Chris Young followed with a walk despite being hitless against the Rays all season and batting under .200.
Then came the capper, with Suzuki smashing Price’s first pitch of the at-bat over the left-field wall for a game-altering home run.
“Suzuki’s hit was huge because it didn’t look like we were going to be able to string too many hits together against Price,” Melvin said.
However, it wasn’t enough to ensure victory as the Rays rallied for two runs in the eighth to tie the game. For that, the A’s needed Lowrie and Grant Balfour.
Lowrie delivered a one-out, RBI double in the bottom of the eighth that broke a 3-3 tie. He also made a nifty grab on an errant throw by first baseman Daric Barton in the ninth that turned a potential disaster into a force out at second.
“Sometimes you got to make plays like that to win games,” Lowrie said.
Balfour closed out the game for his 34th save of the season. It came one day after he allowed four runs to the Detroit Tigers in the ninth and blew a save opportunity for only the second time this season.
“His stuff was really good tonight,” Melvin said. “Admittedly, he didn’t have his best stuff (Thursday) but he was on it tonight. His velocity was up, you could see the intensity, and he was throwing the ball where he wanted to. All the stuff he does well when he shuts it down.”
– Parker last lost May 22, against the Rangers. That was 86 games ago.

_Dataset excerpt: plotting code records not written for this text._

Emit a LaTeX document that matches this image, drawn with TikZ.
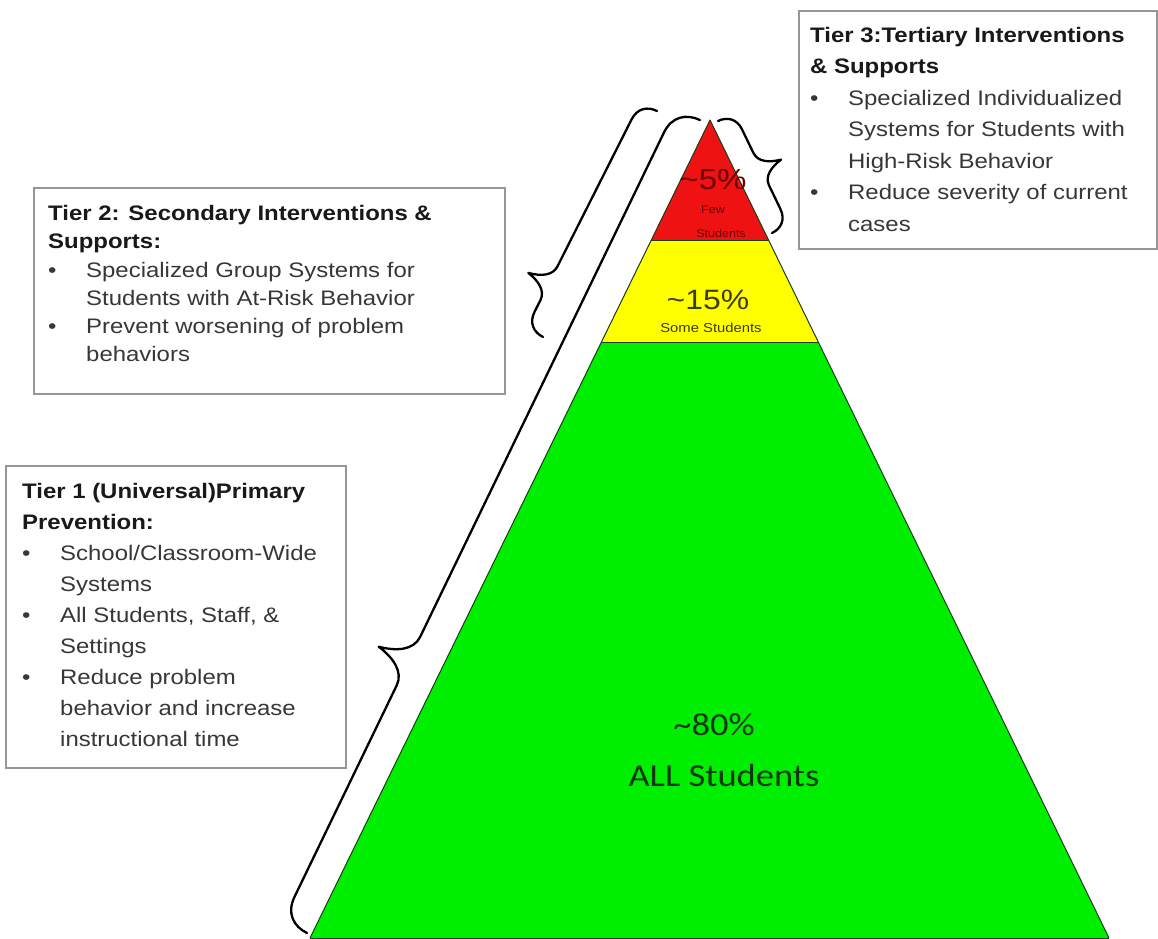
\documentclass[tikz,border=0pt]{standalone}
\usepackage{fontspec}
\newfontfamily\arialf{Liberation Sans}[FakeStretch=1.14]
\newfontfamily\calf{Carlito}[FakeStretch=1.14]
\usetikzlibrary{calc,decorations}
\definecolor{redband}{RGB}{238,18,18}
\definecolor{yelband}{RGB}{255,255,0}
\definecolor{grnband}{RGB}{0,238,0}
\definecolor{edgec}{RGB}{25,60,25}
\definecolor{boxline}{RGB}{150,150,150}
\definecolor{titlec}{RGB}{25,25,25}
\definecolor{bodyc}{RGB}{55,55,55}
\definecolor{darkred}{RGB}{110,0,0}
\definecolor{olivec}{RGB}{60,60,10}
\definecolor{greentext}{RGB}{15,55,15}
\newcommand{\bulx}{\makebox[38pt][l]{\textbullet}}
\newcommand{\indx}{\hspace*{38pt}}
\pgfdeclaredecoration{pbrace}{brace}{%
  \state{brace}[width=+\pgfdecoratedremainingdistance,next state=final]{%
    \pgfpathmoveto{\pgfpointorigin}%
    \pgfpathcurveto{\pgfqpoint{0pt}{.25\pgfdecorationsegmentamplitude}}{\pgfqpoint{.15\pgfdecorationsegmentamplitude}{.45\pgfdecorationsegmentamplitude}}{\pgfqpoint{.45\pgfdecorationsegmentamplitude}{.45\pgfdecorationsegmentamplitude}}%
    {%
      \pgftransformxshift{+\pgfdecorationsegmentaspect\pgfdecoratedremainingdistance}%
      \pgfpathlineto{\pgfqpoint{-.45\pgfdecorationsegmentamplitude}{.45\pgfdecorationsegmentamplitude}}%
      \pgfpathcurveto{\pgfqpoint{-.2\pgfdecorationsegmentamplitude}{.45\pgfdecorationsegmentamplitude}}{\pgfqpoint{-.06\pgfdecorationsegmentamplitude}{.7\pgfdecorationsegmentamplitude}}{\pgfqpoint{0pt}{\pgfdecorationsegmentamplitude}}%
      \pgfpathcurveto{\pgfqpoint{.06\pgfdecorationsegmentamplitude}{.7\pgfdecorationsegmentamplitude}}{\pgfqpoint{.2\pgfdecorationsegmentamplitude}{.45\pgfdecorationsegmentamplitude}}{\pgfqpoint{.45\pgfdecorationsegmentamplitude}{.45\pgfdecorationsegmentamplitude}}%
    }%
    {%
      \pgftransformxshift{+\pgfdecoratedremainingdistance}%
      \pgfpathlineto{\pgfqpoint{-.45\pgfdecorationsegmentamplitude}{.45\pgfdecorationsegmentamplitude}}%
      \pgfpathcurveto{\pgfqpoint{-.15\pgfdecorationsegmentamplitude}{.45\pgfdecorationsegmentamplitude}}{\pgfqpoint{0pt}{.25\pgfdecorationsegmentamplitude}}{\pgfqpoint{0pt}{0pt}}%
    }%
  }%
  \state{final}{}%
}
\tikzset{
  infobox/.style={draw=boxline, line width=2pt, fill=white, anchor=north west, inner sep=0pt},
  boxtext/.style={anchor=north west, inner sep=0pt, align=left, text=bodyc},
  bracel/.style={draw=black, line width=2.3pt, line cap=round, line join=round, decorate},
  bandedge/.style={draw=edgec, line width=1pt, line join=round},
  pyrtext/.style={inner sep=0pt, anchor=center}
}
\begin{document}
\begin{tikzpicture}[x=1pt,y=-1pt]
\useasboundingbox[fill=white] (0,0) rectangle (1158,938);
% pyramid
\coordinate (apex) at (710,120);
\coordinate (bl) at (310,938);
\coordinate (br) at (1109,938);
\coordinate (rl) at ($(apex)!0.1479!(bl)$);
\coordinate (rr) at ($(apex)!0.1479!(br)$);
\coordinate (yl) at ($(apex)!0.2714!(bl)$);
\coordinate (yr) at ($(apex)!0.2714!(br)$);
\fill[grnband] (yl) -- (bl) -- (br) -- (yr) -- cycle;
\fill[yelband] (rl) -- (yl) -- (yr) -- (rr) -- cycle;
\fill[redband] (apex) -- (rl) -- (rr) -- cycle;
\draw[bandedge] (bl) -- (apex) -- (br);
\draw[bandedge] (rl) -- (rr);
\draw[bandedge] (yl) -- (yr);
\draw[bandedge] (bl) -- (br);
% pyramid labels
\node[pyrtext, text=darkred, font={\arialf\fontsize{29}{30}\selectfont}] (p5) at (713,180) {\textasciitilde5\%};
\node[pyrtext, text=darkred, font={\arialf\fontsize{11}{12}\selectfont}] (pfew) at (713,210) {Few};
\node[pyrtext, text=darkred, font={\arialf\fontsize{11}{12}\selectfont}] (pfs) at (721,234) {Students};
\node[pyrtext, text=olivec, font={\arialf\fontsize{28}{30}\selectfont}] (p15) at (708,300) {\textasciitilde15\%};
\node[pyrtext, text=olivec, font={\arialf\fontsize{13}{14}\selectfont}] (psome) at (711,328) {Some Students};
\node[pyrtext, text=greentext, font={\calf\fontsize{32}{34}\selectfont}] (p80) at (714,725) {\textasciitilde80\%};
\node[pyrtext, text=greentext, font={\calf\fontsize{32}{34}\selectfont}] (pall) at (724,775) {ALL Students};
% braces
\coordinate (b1s) at (307,933);
\coordinate (b1e) at (700,120);
\coordinate (b2s) at (543,337);
\coordinate (b2e) at (657,111);
\coordinate (b3s) at (718,121);
\coordinate (b3e) at (772,233);
\draw[bracel, decoration={pbrace, amplitude=60pt, aspect=0.32}] (b1s) -- (b1e);
\draw[bracel, decoration={pbrace, amplitude=42pt, aspect=0.2}] (b2s) -- (b2e);
\draw[bracel, decoration={pbrace, amplitude=40pt, aspect=0.5}] (b3s) -- (b3e);
% boxes
\node[infobox, minimum width=471pt, minimum height=206pt] (t2box) at (33,187) {};
\node[infobox, minimum width=340pt, minimum height=302pt] (t1box) at (5,465) {};
\node[infobox, minimum width=358pt, minimum height=238pt] (t3box) at (798,10) {};
\node[boxtext, font={\arialf\fontsize{21}{28.3}\selectfont}] (t2text) at (48,205) {%
{\color{titlec}\bfseries Tier 2: Secondary Interventions \&}\\
{\color{titlec}\bfseries Supports:}\\
\bulx Specialized Group Systems for\\
\indx Students with At-Risk Behavior\\
\bulx Prevent worsening of problem\\
\indx behaviors};
\node[boxtext, font={\arialf\fontsize{21}{31}\selectfont}] (t1text) at (22,483) {%
{\color{titlec}\bfseries Tier 1 (Universal)Primary}\\
{\color{titlec}\bfseries Prevention:}\\
\bulx School/Classroom-Wide\\
\indx Systems\\
\bulx All Students, Staff, \&\\
\indx Settings\\
\bulx Reduce problem\\
\indx behavior and increase\\
\indx instructional time};
\node[boxtext, font={\arialf\fontsize{21}{31.5}\selectfont}] (t3text) at (810,27) {%
{\color{titlec}\bfseries Tier 3:Tertiary Interventions}\\
{\color{titlec}\bfseries \& Supports}\\
\bulx Specialized Individualized\\
\indx Systems for Students with\\
\indx High-Risk Behavior\\
\bulx Reduce severity of current\\
\indx cases};
\end{tikzpicture}
\end{document}
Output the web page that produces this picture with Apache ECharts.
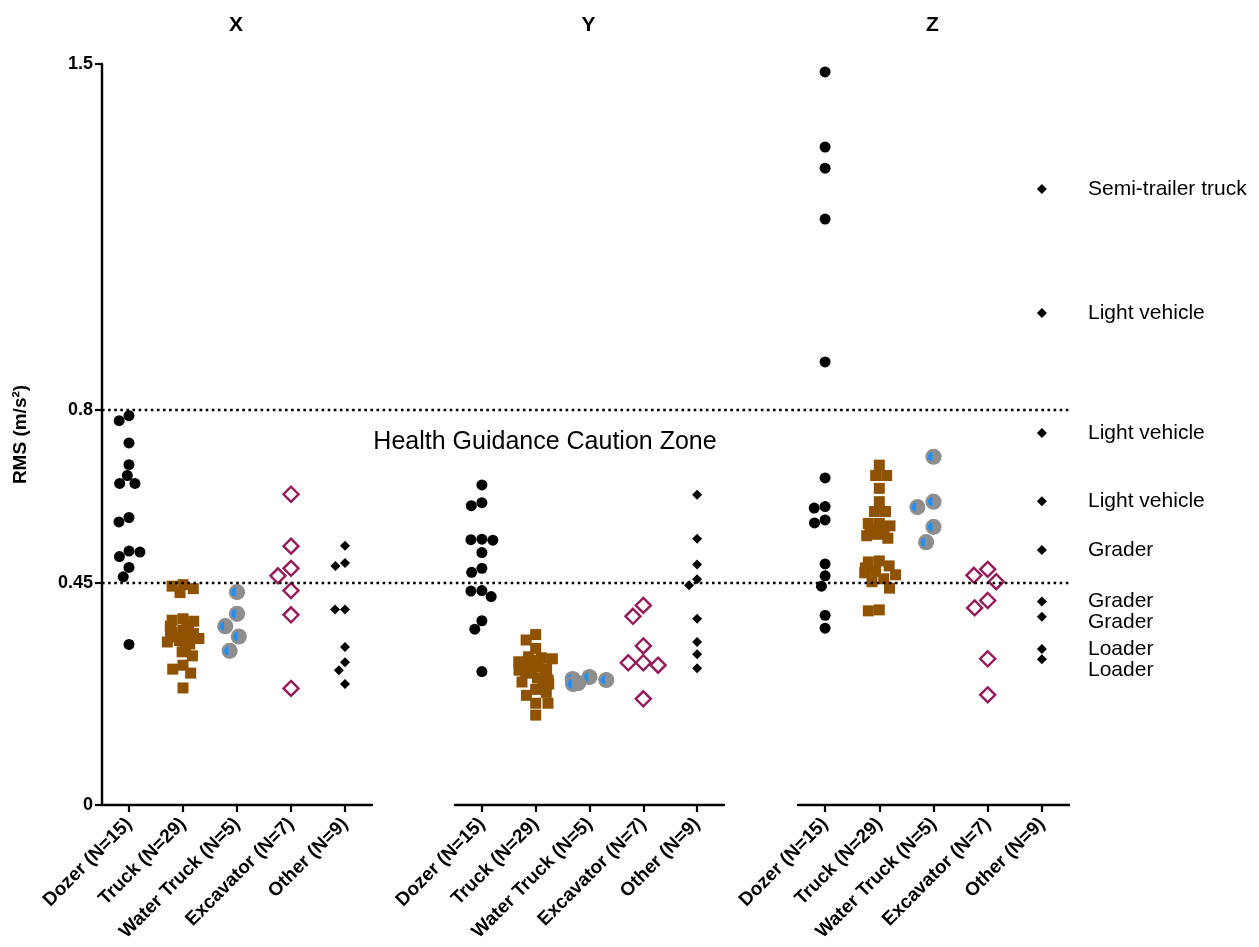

His string of 17 starts without a loss is tied with Jim “Catfish” Hunter (1973) for the most in Oakland history.
– Right fielder Josh Reddick had a cortisone injection in his right wrist Wednesday, Melvin said.
Reddick is eligible to return from the disabled list Sept. 10. Melvin said he is hopeful that the shot is enough to get Reddick past his second stint on the disabled list this season.
“It certainly did the trick for Coco, so maybe that does the trick for him,” Melvin said in reference to center fielder Coco Crisp’s injured wrist responding well to a cortisone shot earlier this season.
– Speaking of Crisp, Melvin said it’s no coincidence that the A’s offense performed well during a seven-game road trip that ended Thursday during a time when Crisp batted .345 (10 for 29).
“We get a lot of our moxie from him,” Melvin said of Crisp. “I’ve said often that he’s our engine”
Crisp started Oakland’s game-winning rally with a lead-off single, and he advanced to second because he was running before the pitch on a grounder to short.
– Catcher Derek Norris (broken toe) is slated to begin a rehab assignment with Triple-A Sacramento on Saturday, Melvin said. Norris is eligible to come off the disabled list Thursday.